## Request
Pictures don't belong in the copy; print all the records exactly.
▽
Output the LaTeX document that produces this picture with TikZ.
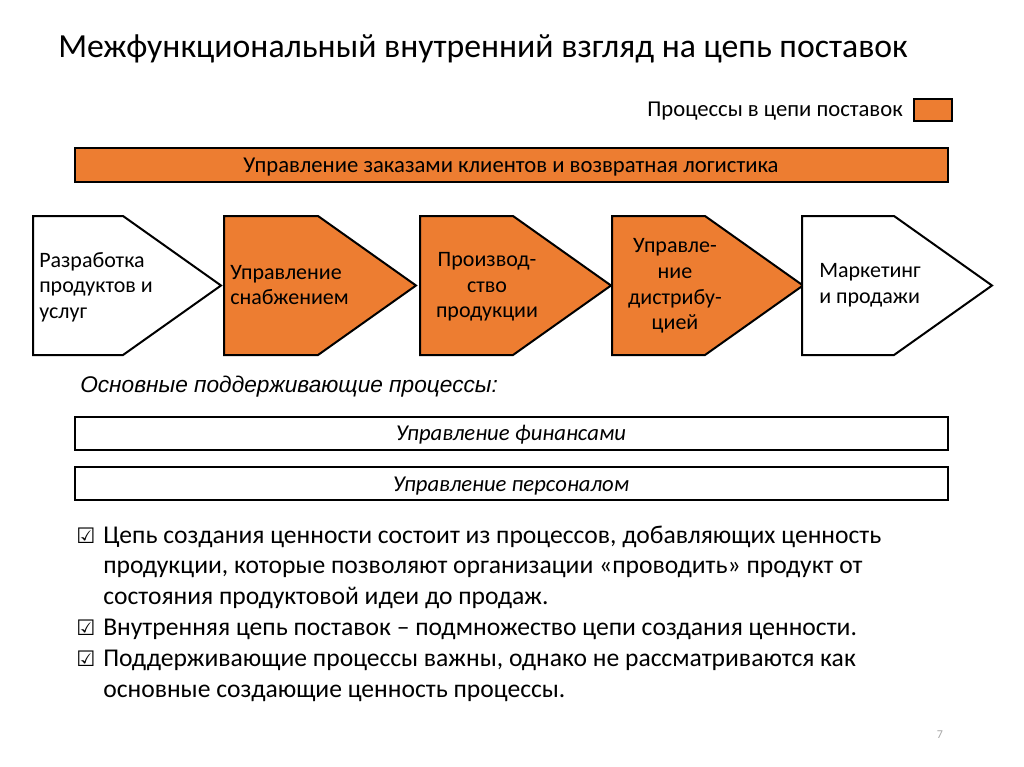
\documentclass[tikz,border=0pt]{standalone}
\usepackage{fontspec}
\setmainfont{Carlito}
\newfontfamily\arialfont{Liberation Sans}
\newfontfamily\symbfont{DejaVu Sans}
\usetikzlibrary{positioning}
\definecolor{orang}{HTML}{ED7D31}
\definecolor{pgnum}{HTML}{A6A6A6}

\tikzset{
    chev/.style={draw=black, line width=1.5pt, line join=miter},
    chevtext/.style={font=\fontsize{16.5}{19.2}\selectfont, align=left, inner sep=0pt},
    supbox/.style={draw=black, line width=2.2pt},
    bullettext/.style={font=\fontsize{19.2}{23}\selectfont, anchor=base west, inner sep=0pt},
    checkmark/.style={font=\symbfont\fontsize{16}{18}\selectfont, anchor=base west, inner sep=0pt}
}

\begin{document}
\begin{tikzpicture}[x=0.75pt, y=-0.75pt]
                    \useasboundingbox (0,0) rectangle (1024,767);
                    % title and legend
                    \node[anchor=base west, inner sep=0pt, font=\fontsize{25.3}{30}\selectfont] (title) at (58,58) {Межфункциональный внутренний взгляд на цепь поставок};
                    \filldraw[fill=orang, draw=black, line width=1.5pt] (914,99) rectangle (952,121);
                    \node[anchor=base east, inner sep=0pt, font=\fontsize{17}{20}\selectfont] (legend) at (903,117) {Процессы в цепи поставок};
                    % order management bar
                    \filldraw[fill=orang, draw=black, line width=1.6pt] (75,148) rectangle (948,182);
                    \node[anchor=base, inner sep=0pt, font=\fontsize{17}{20}\selectfont] (orders) at (511,172) {Управление заказами клиентов и возвратная логистика};
                    % value chain
                    \draw[chev, fill=white] (33,216) -- ++(90,0) -- ++(98,69.5) -- ++(-98,69.5) -- ++(-90,0) -- cycle;
                    \draw[chev, fill=orang] (224,216) -- ++(94,0) -- ++(98,69.5) -- ++(-98,69.5) -- ++(-94,0) -- cycle;
                    \draw[chev, fill=orang] (420,216) -- ++(93,0) -- ++(98,69.5) -- ++(-98,69.5) -- ++(-93,0) -- cycle;
                    \draw[chev, fill=orang] (612,216) -- ++(93,0) -- ++(98,69.5) -- ++(-98,69.5) -- ++(-93,0) -- cycle;
                    \draw[chev, fill=white] (802,216) -- ++(92,0) -- ++(98,69.5) -- ++(-98,69.5) -- ++(-92,0) -- cycle;
                    \node[chevtext, anchor=west] (develop) at (39,287) {Разработка\\продуктов и\\услуг};
                    \node[chevtext, anchor=west] (supply) at (230,285) {Управление\\снабжением};
                    \node[chevtext, align=center] (produce) at (487,287) {Производ-\\ство\\продукции};
                    \node[chevtext, align=center] (distrib) at (675,286) {Управле-\\ние\\дистрибу-\\цией};
                    \node[chevtext, anchor=west] (market) at (819,285) {Маркетинг\\и продажи};
                    % supporting processes
                    \node[anchor=base west, inner sep=0pt, font=\arialfont\itshape\fontsize{17}{20}\selectfont] (support) at (80,392) {Основные поддерживающие процессы:};
                    \draw[supbox] (75,417) rectangle (948,450);
                    \node[anchor=base, inner sep=0pt, font=\itshape\fontsize{17}{20}\selectfont] (finance) at (511,440) {Управление финансами};
                    \draw[supbox] (75,467) rectangle (948,500);
                    \node[anchor=base, inner sep=0pt, font=\itshape\fontsize{17}{20}\selectfont] (staff) at (511,491) {Управление персоналом};
                    % remarks
                    \node[checkmark] (chk1) at (76,543) {☑};
                    \node[checkmark] (chk2) at (76,635) {☑};
                    \node[checkmark] (chk3) at (76,666) {☑};
                    \node[bullettext] (rem1a) at (103,543) {Цепь создания ценности состоит из процессов, добавляющих ценность};
                    \node[bullettext] (rem1b) at (103,573) {продукции, которые позволяют организации «проводить» продукт от};
                    \node[bullettext] (rem1c) at (103,604) {состояния продуктовой идеи до продаж.};
                    \node[bullettext] (rem2) at (103,635) {Внутренняя цепь поставок – подмножество цепи создания ценности.};
                    \node[bullettext] (rem3a) at (103,666) {Поддерживающие процессы важны, однако не рассматриваются как};
                    \node[bullettext] (rem3b) at (103,697) {основные создающие ценность процессы.};
                    \node[anchor=base, inner sep=0pt, text=pgnum, font=\fontsize{9}{10}\selectfont] (page) at (940,738) {7};
                \end{tikzpicture}
\end{document}
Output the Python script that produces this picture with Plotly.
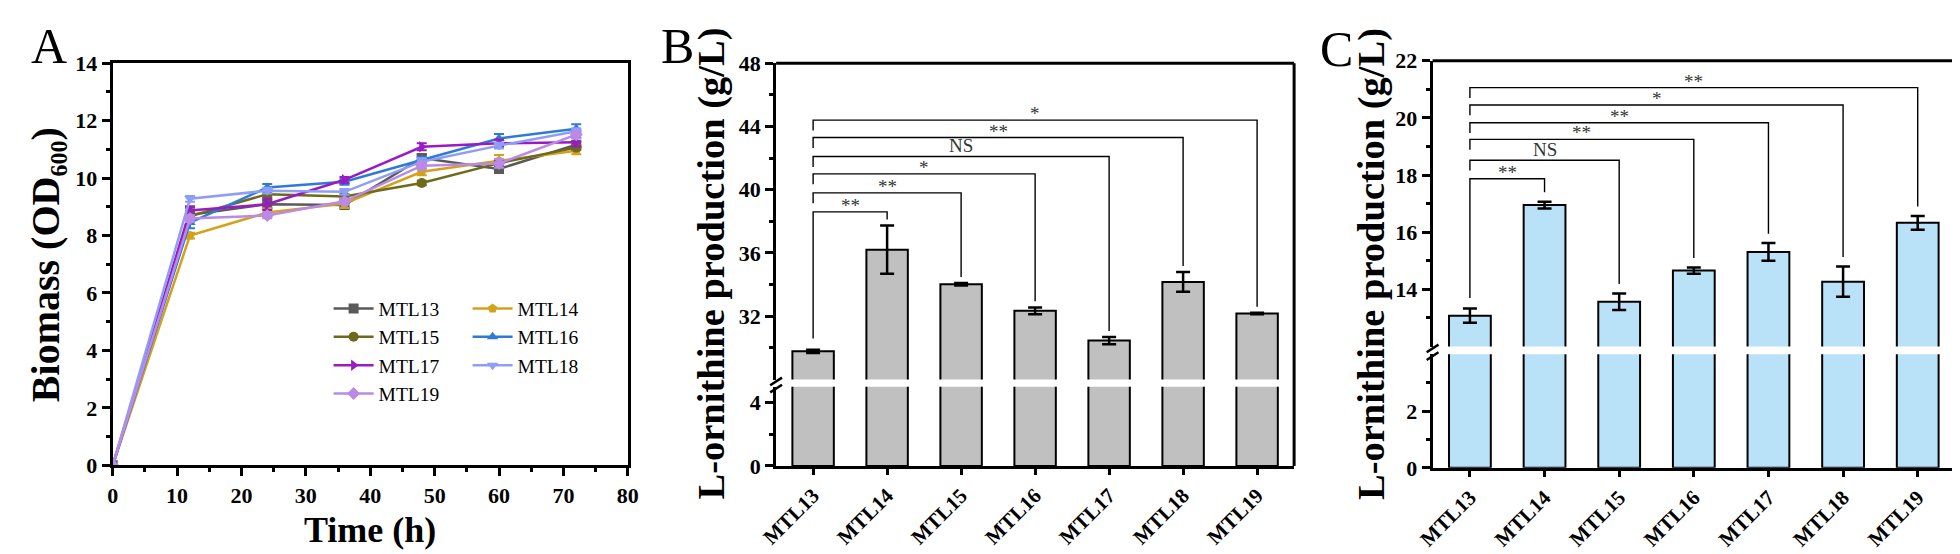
△
## In response
Output the LaTeX document that produces this picture with TikZ.
\documentclass[tikz,border=0pt]{standalone}
\usepackage{fontspec}
\setmainfont{Carlito}
\newfontfamily\arialfont{Liberation Sans}
\newfontfamily\symbfont{DejaVu Sans}
\usetikzlibrary{positioning}
\definecolor{orang}{HTML}{ED7D31}
\definecolor{pgnum}{HTML}{A6A6A6}

\tikzset{
    chev/.style={draw=black, line width=1.5pt, line join=miter},
    chevtext/.style={font=\fontsize{16.5}{19.2}\selectfont, align=left, inner sep=0pt},
    supbox/.style={draw=black, line width=2.2pt},
    bullettext/.style={font=\fontsize{19.2}{23}\selectfont, anchor=base west, inner sep=0pt},
    checkmark/.style={font=\symbfont\fontsize{16}{18}\selectfont, anchor=base west, inner sep=0pt}
}

\begin{document}
\begin{tikzpicture}[x=0.75pt, y=-0.75pt]
                    \useasboundingbox (0,0) rectangle (1024,767);
                    % title and legend
                    \node[anchor=base west, inner sep=0pt, font=\fontsize{25.3}{30}\selectfont] (title) at (58,58) {Межфункциональный внутренний взгляд на цепь поставок};
                    \filldraw[fill=orang, draw=black, line width=1.5pt] (914,99) rectangle (952,121);
                    \node[anchor=base east, inner sep=0pt, font=\fontsize{17}{20}\selectfont] (legend) at (903,117) {Процессы в цепи поставок};
                    % order management bar
                    \filldraw[fill=orang, draw=black, line width=1.6pt] (75,148) rectangle (948,182);
                    \node[anchor=base, inner sep=0pt, font=\fontsize{17}{20}\selectfont] (orders) at (511,172) {Управление заказами клиентов и возвратная логистика};
                    % value chain
                    \draw[chev, fill=white] (33,216) -- ++(90,0) -- ++(98,69.5) -- ++(-98,69.5) -- ++(-90,0) -- cycle;
                    \draw[chev, fill=orang] (224,216) -- ++(94,0) -- ++(98,69.5) -- ++(-98,69.5) -- ++(-94,0) -- cycle;
                    \draw[chev, fill=orang] (420,216) -- ++(93,0) -- ++(98,69.5) -- ++(-98,69.5) -- ++(-93,0) -- cycle;
                    \draw[chev, fill=orang] (612,216) -- ++(93,0) -- ++(98,69.5) -- ++(-98,69.5) -- ++(-93,0) -- cycle;
                    \draw[chev, fill=white] (802,216) -- ++(92,0) -- ++(98,69.5) -- ++(-98,69.5) -- ++(-92,0) -- cycle;
                    \node[chevtext, anchor=west] (develop) at (39,287) {Разработка\\продуктов и\\услуг};
                    \node[chevtext, anchor=west] (supply) at (230,285) {Управление\\снабжением};
                    \node[chevtext, align=center] (produce) at (487,287) {Производ-\\ство\\продукции};
                    \node[chevtext, align=center] (distrib) at (675,286) {Управле-\\ние\\дистрибу-\\цией};
                    \node[chevtext, anchor=west] (market) at (819,285) {Маркетинг\\и продажи};
                    % supporting processes
                    \node[anchor=base west, inner sep=0pt, font=\arialfont\itshape\fontsize{17}{20}\selectfont] (support) at (80,392) {Основные поддерживающие процессы:};
                    \draw[supbox] (75,417) rectangle (948,450);
                    \node[anchor=base, inner sep=0pt, font=\itshape\fontsize{17}{20}\selectfont] (finance) at (511,440) {Управление финансами};
                    \draw[supbox] (75,467) rectangle (948,500);
                    \node[anchor=base, inner sep=0pt, font=\itshape\fontsize{17}{20}\selectfont] (staff) at (511,491) {Управление персоналом};
                    % remarks
                    \node[checkmark] (chk1) at (76,543) {☑};
                    \node[checkmark] (chk2) at (76,635) {☑};
                    \node[checkmark] (chk3) at (76,666) {☑};
                    \node[bullettext] (rem1a) at (103,543) {Цепь создания ценности состоит из процессов, добавляющих ценность};
                    \node[bullettext] (rem1b) at (103,573) {продукции, которые позволяют организации «проводить» продукт от};
                    \node[bullettext] (rem1c) at (103,604) {состояния продуктовой идеи до продаж.};
                    \node[bullettext] (rem2) at (103,635) {Внутренняя цепь поставок – подмножество цепи создания ценности.};
                    \node[bullettext] (rem3a) at (103,666) {Поддерживающие процессы важны, однако не рассматриваются как};
                    \node[bullettext] (rem3b) at (103,697) {основные создающие ценность процессы.};
                    \node[anchor=base, inner sep=0pt, text=pgnum, font=\fontsize{9}{10}\selectfont] (page) at (940,738) {7};
                \end{tikzpicture}
\end{document}
Output the Python script that produces this picture with Plotly.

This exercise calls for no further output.